• PROMPT
Pictures within the data are to be left out; everything else must be reproduced exactly.

• DATA
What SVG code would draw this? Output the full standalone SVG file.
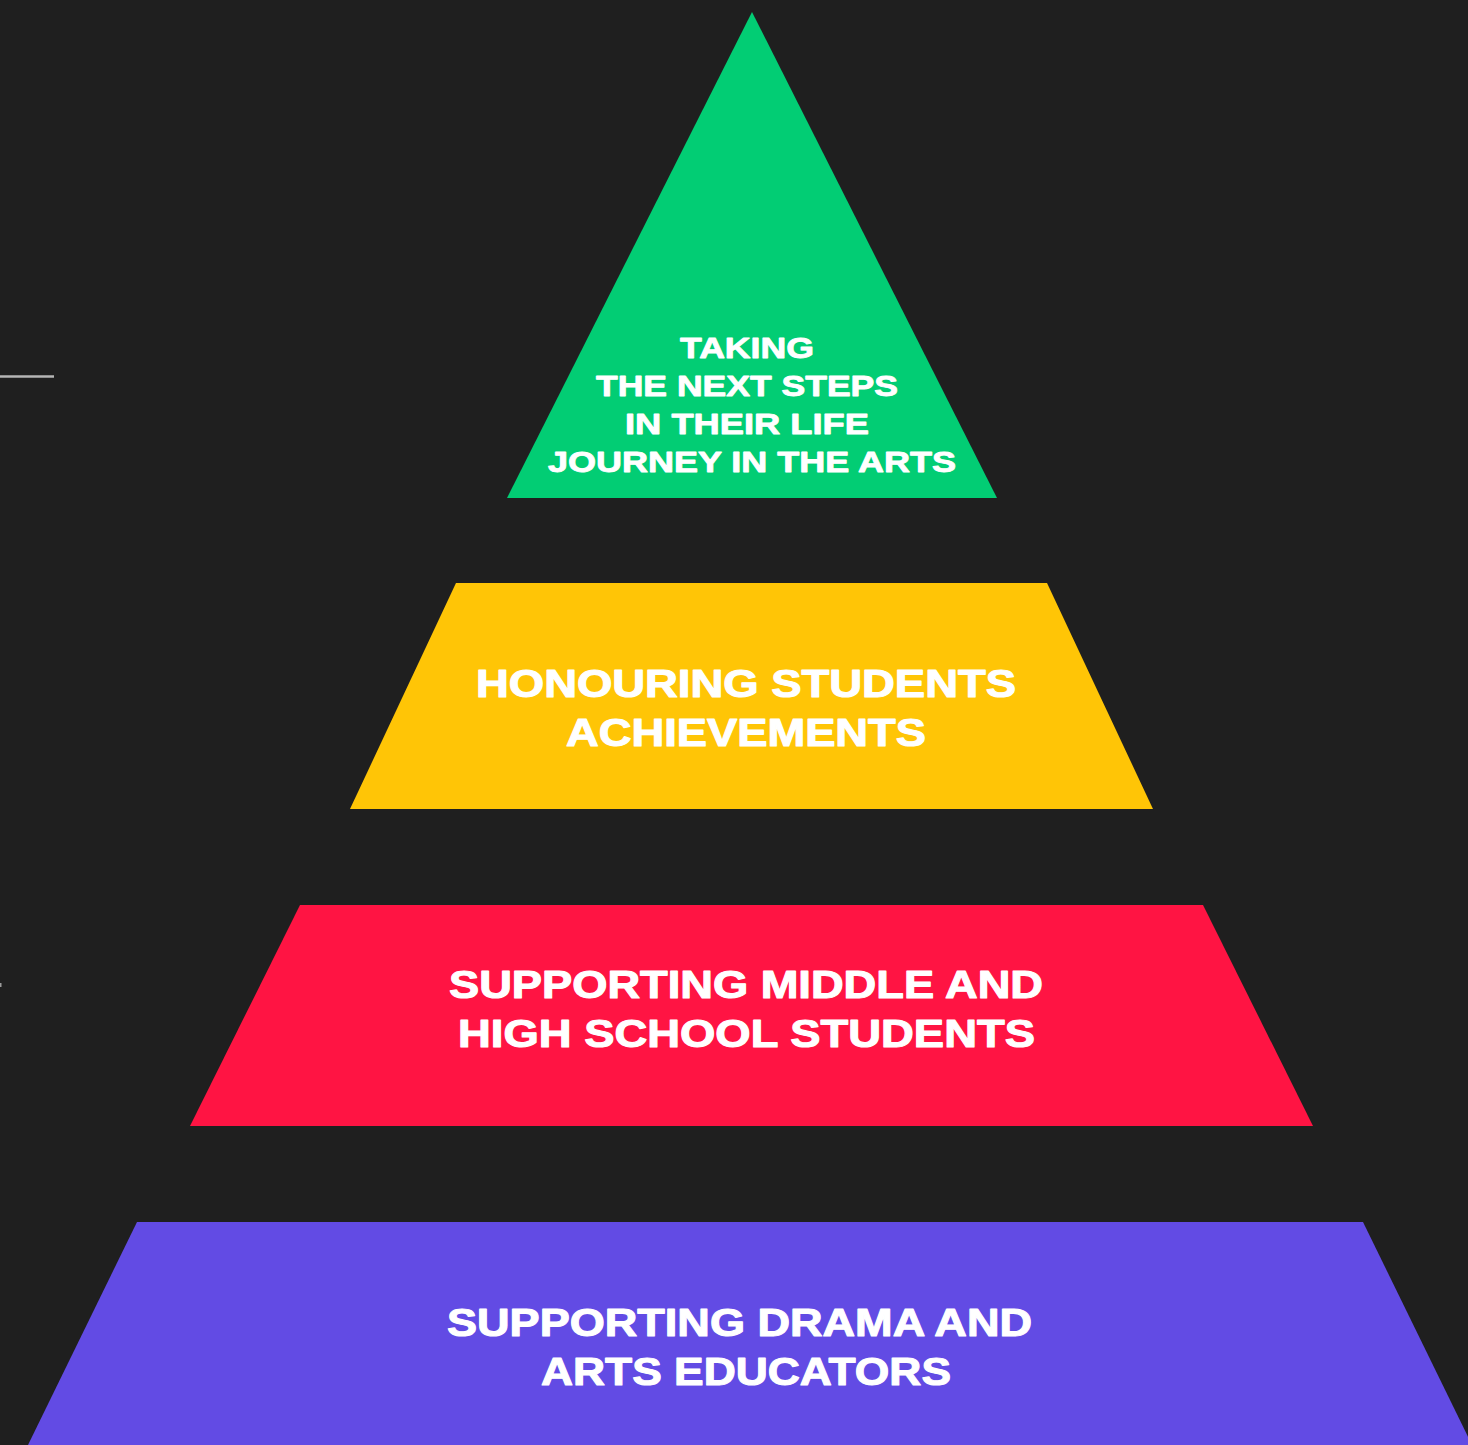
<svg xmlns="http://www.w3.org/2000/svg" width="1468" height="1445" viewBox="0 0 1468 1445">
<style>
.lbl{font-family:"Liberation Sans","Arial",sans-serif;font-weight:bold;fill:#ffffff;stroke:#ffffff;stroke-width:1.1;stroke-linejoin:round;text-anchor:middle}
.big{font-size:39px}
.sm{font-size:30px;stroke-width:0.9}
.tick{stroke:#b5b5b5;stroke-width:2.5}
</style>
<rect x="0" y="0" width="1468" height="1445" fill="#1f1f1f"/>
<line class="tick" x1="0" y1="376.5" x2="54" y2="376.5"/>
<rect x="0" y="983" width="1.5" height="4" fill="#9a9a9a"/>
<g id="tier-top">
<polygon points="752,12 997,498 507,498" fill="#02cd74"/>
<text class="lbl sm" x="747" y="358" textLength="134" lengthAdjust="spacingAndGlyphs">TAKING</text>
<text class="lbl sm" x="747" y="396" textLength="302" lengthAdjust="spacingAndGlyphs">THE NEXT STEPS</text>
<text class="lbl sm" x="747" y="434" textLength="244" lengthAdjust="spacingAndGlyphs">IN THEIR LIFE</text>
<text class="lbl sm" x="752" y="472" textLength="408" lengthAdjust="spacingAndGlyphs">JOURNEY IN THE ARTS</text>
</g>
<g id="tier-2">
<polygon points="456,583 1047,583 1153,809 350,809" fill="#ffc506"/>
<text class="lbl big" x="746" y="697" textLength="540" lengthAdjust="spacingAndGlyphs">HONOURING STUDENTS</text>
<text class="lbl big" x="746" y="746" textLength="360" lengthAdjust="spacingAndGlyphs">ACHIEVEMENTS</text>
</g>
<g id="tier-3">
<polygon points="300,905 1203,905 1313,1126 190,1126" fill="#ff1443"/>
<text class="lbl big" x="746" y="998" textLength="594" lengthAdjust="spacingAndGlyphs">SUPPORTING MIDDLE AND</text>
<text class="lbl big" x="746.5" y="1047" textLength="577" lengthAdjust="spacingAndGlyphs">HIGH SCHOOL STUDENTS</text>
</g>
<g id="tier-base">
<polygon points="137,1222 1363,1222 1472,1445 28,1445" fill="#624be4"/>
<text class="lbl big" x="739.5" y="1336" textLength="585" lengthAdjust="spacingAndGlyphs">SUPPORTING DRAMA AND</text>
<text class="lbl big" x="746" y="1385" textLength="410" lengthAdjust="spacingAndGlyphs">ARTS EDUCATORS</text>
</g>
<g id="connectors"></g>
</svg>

• RESULT OF THE TASK
What SVG code would draw this? Output the full standalone SVG file.
<svg xmlns="http://www.w3.org/2000/svg" width="1468" height="1445" viewBox="0 0 1468 1445">
<style>
.lbl{font-family:"Liberation Sans","Arial",sans-serif;font-weight:bold;fill:#ffffff;stroke:#ffffff;stroke-width:1.1;stroke-linejoin:round;text-anchor:middle}
.big{font-size:39px}
.sm{font-size:30px;stroke-width:0.9}
.tick{stroke:#b5b5b5;stroke-width:2.5}
</style>
<rect x="0" y="0" width="1468" height="1445" fill="#1f1f1f"/>
<line class="tick" x1="0" y1="376.5" x2="54" y2="376.5"/>
<rect x="0" y="983" width="1.5" height="4" fill="#9a9a9a"/>
<g id="tier-top">
<polygon points="752,12 997,498 507,498" fill="#02cd74"/>
<text class="lbl sm" x="747" y="358" textLength="134" lengthAdjust="spacingAndGlyphs">TAKING</text>
<text class="lbl sm" x="747" y="396" textLength="302" lengthAdjust="spacingAndGlyphs">THE NEXT STEPS</text>
<text class="lbl sm" x="747" y="434" textLength="244" lengthAdjust="spacingAndGlyphs">IN THEIR LIFE</text>
<text class="lbl sm" x="752" y="472" textLength="408" lengthAdjust="spacingAndGlyphs">JOURNEY IN THE ARTS</text>
</g>
<g id="tier-2">
<polygon points="456,583 1047,583 1153,809 350,809" fill="#ffc506"/>
<text class="lbl big" x="746" y="697" textLength="540" lengthAdjust="spacingAndGlyphs">HONOURING STUDENTS</text>
<text class="lbl big" x="746" y="746" textLength="360" lengthAdjust="spacingAndGlyphs">ACHIEVEMENTS</text>
</g>
<g id="tier-3">
<polygon points="300,905 1203,905 1313,1126 190,1126" fill="#ff1443"/>
<text class="lbl big" x="746" y="998" textLength="594" lengthAdjust="spacingAndGlyphs">SUPPORTING MIDDLE AND</text>
<text class="lbl big" x="746.5" y="1047" textLength="577" lengthAdjust="spacingAndGlyphs">HIGH SCHOOL STUDENTS</text>
</g>
<g id="tier-base">
<polygon points="137,1222 1363,1222 1472,1445 28,1445" fill="#624be4"/>
<text class="lbl big" x="739.5" y="1336" textLength="585" lengthAdjust="spacingAndGlyphs">SUPPORTING DRAMA AND</text>
<text class="lbl big" x="746" y="1385" textLength="410" lengthAdjust="spacingAndGlyphs">ARTS EDUCATORS</text>
</g>
<g id="connectors"></g>
</svg>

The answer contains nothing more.